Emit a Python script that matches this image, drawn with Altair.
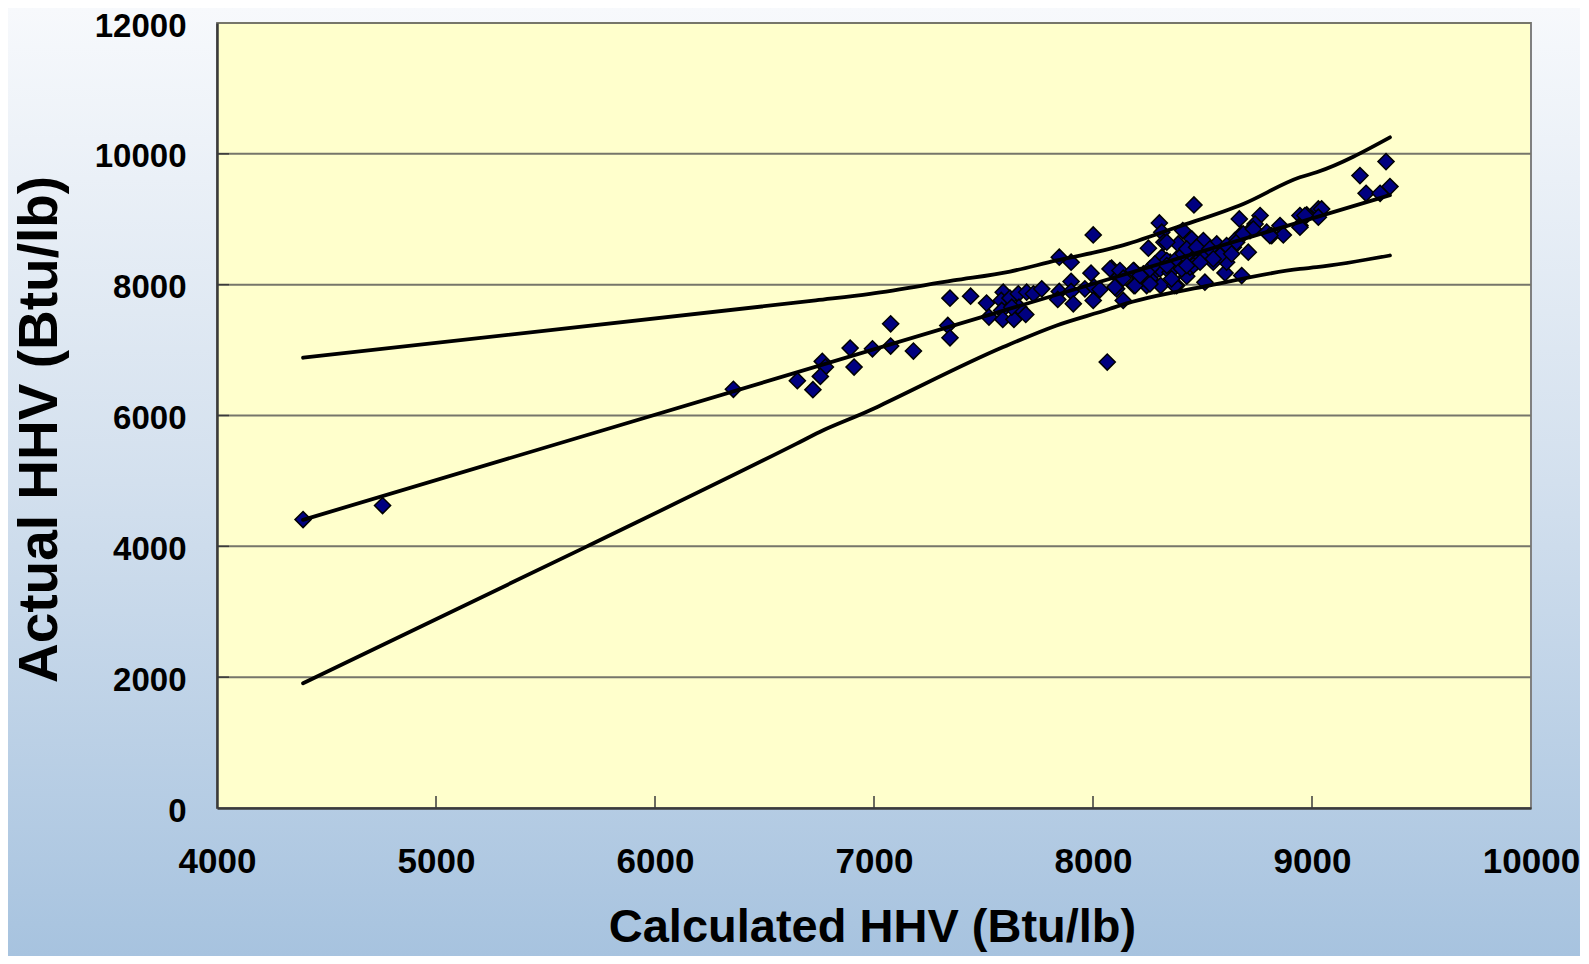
import altair as alt
import pandas as pd

# ---- data ----
calc_hhv = [4393, 4756, 6358, 6650, 6721, 6764, 6778, 6755, 6891, 6909, 6993,
            7076, 7076, 7180, 7347, 7337, 7347, 7441, 7514, 7525,
            7590, 7581, 7621, 7659, 7697, 7728, 7766, 7583, 7588, 7639, 7662, 7693, 7629,
            7846, 7900, 7846, 7839, 7900, 7900, 7910, 8001, 7991, 7963, 8005, 8032, 8001, 8065, 8085, 8108, 8116,
            8461, 8303, 8314, 8410, 8253, 8324, 8389, 8451, 8504, 8668, 8763, 8740, 8717, 8679, 8648, 8709,
            8793, 8816, 8854, 8869, 8945, 8976, 8945, 9029,
            8078, 8123, 8138, 8100, 8187, 8187, 8245, 8309, 8275, 8138, 8382, 8428, 8511, 8603, 8679,
            8352, 8389, 8443, 8473, 8534, 8565, 8603, 8641, 8610, 8549, 8306, 8352, 8230, 8260, 8428, 8489, 8519,
            9338, 9219, 9247, 9311, 9356, 9044, 9029, 8968,
            8192, 8260, 8374, 8808, 8945,
            8314, 8337, 8382, 8412, 8504, 8610, 8656, 8686, 8732, 8337, 8428, 8473, 8534, 8580, 8633,
            8260, 8283, 8337, 8405, 8458, 8489, 8549, 8184, 8215, 8359, 8428]
actual_hhv = [4409, 4623, 6400, 6532, 6394, 6827, 6740, 6598, 7030, 6740, 7020,
              7402, 7061, 6985, 7794, 7377, 7188, 7824, 7718, 7504,
              7885, 7758, 7794, 7860, 7885, 7860, 7936, 7606, 7469, 7469, 7656, 7545, 7656,
              8420, 8344, 7896, 7774, 8049, 7896, 7707, 8760, 8176, 7936, 7962, 7926, 7758, 6817, 8252, 7936, 8115,
              9219, 8944, 8802, 8827, 8557, 8649, 8623, 8699, 8659, 9005, 9056, 8928, 8827, 8776, 8674, 8496,
              8802, 8751, 8903, 8760, 9056, 9066, 8903, 9157,
              8241, 8216, 8099, 7962, 8216, 7987, 7987, 7987, 8165, 7758, 7987, 8130, 8038, 8180, 8140,
              8344, 8384, 8267, 8344, 8446, 8623, 8455, 8573, 8344, 8344, 8241, 8191, 8165, 8089, 8455, 8547, 8446,
              9881, 9667, 9397, 9397, 9499, 9158, 9031, 9056,
              7987, 8012, 7987, 8751, 8878,
              8420, 8369, 8394, 8471, 8674, 8598, 8649, 8776, 8852, 8649, 8547, 8573, 8547, 8446, 8471,
              8241, 8318, 8293, 8241, 8293, 8344, 8394, 8216, 8140, 8089, 8293]

fit_x = [4393, 9356]
fit_y = [4405, 9368]

upper_x = [4393, 6734, 6982, 7362, 7621, 7834, 8017, 8123, 8382, 8686, 8945, 9021, 9356]
upper_y = [6883, 7759, 7860, 8064, 8201, 8370, 8500, 8590, 8878, 9234, 9641, 9718, 10252]

lower_x = [4393, 5685, 6647, 6752, 6982, 7027, 7590, 7834, 8078, 8123, 8534, 8945, 9021, 9356]
lower_y = [1906, 3992, 5570, 5748, 6079, 6150, 7046, 7377, 7631, 7682, 7988, 8241, 8267, 8446]

x_tick_values = [4000, 5000, 6000, 7000, 8000, 9000, 10000]
y_tick_values = [0, 2000, 4000, 6000, 8000, 10000, 12000]
grid_values = [2000, 4000, 6000, 8000, 10000, 12000]
inner_x_ticks = [5000, 6000, 7000, 8000, 9000]
inner_y_ticks = [2000, 4000, 6000, 8000, 10000]

# ---- layout ----
W, H = 1314, 785
PAD_L, PAD_T, PAD_R, PAD_B = 209, 15, 49, 148

X_TITLE = "Calculated HHV (Btu/lb)"
Y_TITLE = "Actual HHV (Btu/lb)"
FONT = "Liberation Sans"

x_scale = alt.Scale(domain=[4000, 10000], nice=False, zero=False)
y_scale = alt.Scale(domain=[0, 12000], nice=False, zero=False)

x_axis = alt.Axis(values=x_tick_values, format="d", grid=False, ticks=False,
                  domainColor="#3a3a3a", domainWidth=2.5,
                  labelFont=FONT, labelFontSize=35, labelFontWeight="bold",
                  labelColor="black", labelPadding=36, labelFlush=False,
                  title=X_TITLE, titleFont=FONT, titleFontSize=47,
                  titleFontWeight="bold", titleColor="black",
                  titleX=W / 2 - 2, titleY=133, titleAlign="center",
                  titleBaseline="alphabetic", zindex=1)
y_axis = alt.Axis(values=y_tick_values, format="d", grid=False, ticks=False,
                  domainColor="#3a3a3a", domainWidth=2.5,
                  labelFont=FONT, labelFontSize=33, labelFontWeight="bold",
                  labelColor="black", labelPadding=31, labelFlush=False,
                  labelOffset=3,
                  title=Y_TITLE, titleFont=FONT, titleFontSize=55,
                  titleFontWeight="bold", titleColor="black",
                  titleAngle=270, titleX=-178, titleY=406, titleAlign="center",
                  titleBaseline="middle", zindex=1)

one = pd.DataFrame({"a": [0]})

background = alt.Chart(one).mark_rect(
    fill=alt.Gradient(gradient="linear", x1=0, y1=0, x2=0, y2=1,
                      stops=[alt.GradientStop(color="#F7F9FC", offset=0),
                             alt.GradientStop(color="#D3E0EE", offset=0.5),
                             alt.GradientStop(color="#A7C3DF", offset=1)])
).encode(x=alt.value(-PAD_L), x2=alt.value(W + PAD_R),
         y=alt.value(-PAD_T), y2=alt.value(H + PAD_B))

plot_bg = alt.Chart(one).mark_rect(fill="#FFFFCC", stroke="#808080", strokeWidth=2).encode(
    x=alt.value(0), x2=alt.value(W), y=alt.value(0), y2=alt.value(H))

grid = alt.Chart(pd.DataFrame({"g": grid_values})).mark_rule(
    color="#76766a", strokeWidth=2).encode(
    y=alt.Y("g:Q", scale=y_scale, axis=y_axis), x=alt.value(0), x2=alt.value(W))

xt = alt.Chart(pd.DataFrame({"t": inner_x_ticks})).mark_rule(
    color="#3a3a3a", strokeWidth=1.5).encode(
    x=alt.X("t:Q", scale=x_scale, axis=x_axis), y=alt.value(H - 12), y2=alt.value(H))

yt = alt.Chart(pd.DataFrame({"t": inner_y_ticks})).mark_rule(
    color="#3a3a3a", strokeWidth=1.5).encode(
    y=alt.Y("t:Q", scale=y_scale, axis=y_axis), x=alt.value(0), x2=alt.value(12))

pts = alt.Chart(pd.DataFrame({"calc": calc_hhv, "actual": actual_hhv})).mark_point(
    shape="diamond", filled=True, fill="#000080", stroke="black", strokeWidth=1.5,
    size=260, opacity=1).encode(
    x=alt.X("calc:Q", scale=x_scale, axis=x_axis),
    y=alt.Y("actual:Q", scale=y_scale, axis=y_axis))

lines_df = pd.concat([
    pd.DataFrame({"lx": upper_x, "ly": upper_y, "band": "upper"}),
    pd.DataFrame({"lx": fit_x, "ly": fit_y, "band": "fit"}),
    pd.DataFrame({"lx": lower_x, "ly": lower_y, "band": "lower"}),
])
lines = alt.Chart(lines_df).mark_line(color="black", strokeWidth=3.8, strokeCap="round",
                                      interpolate="monotone").encode(
    x=alt.X("lx:Q", scale=x_scale, axis=x_axis),
    y=alt.Y("ly:Q", scale=y_scale, axis=y_axis),
    detail="band:N")

chart = alt.layer(background, plot_bg, grid, xt, yt, pts, lines).properties(
    width=W, height=H,
    autosize=alt.AutoSizeParams(type="none"),
    padding={"left": PAD_L, "top": PAD_T, "right": PAD_R, "bottom": PAD_B},
).configure_view(stroke=None)

chart.save("out.html", embed_options={"renderer": "svg", "actions": False})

WHAT THE TASK REQUIRES: From the first line above to the line containing "import pandas as pd", repeat each line exactly. Pictures stay out.

TASK OUTPUT:
Emit a Python script that matches this image, drawn with Altair.
import altair as alt
import pandas as pd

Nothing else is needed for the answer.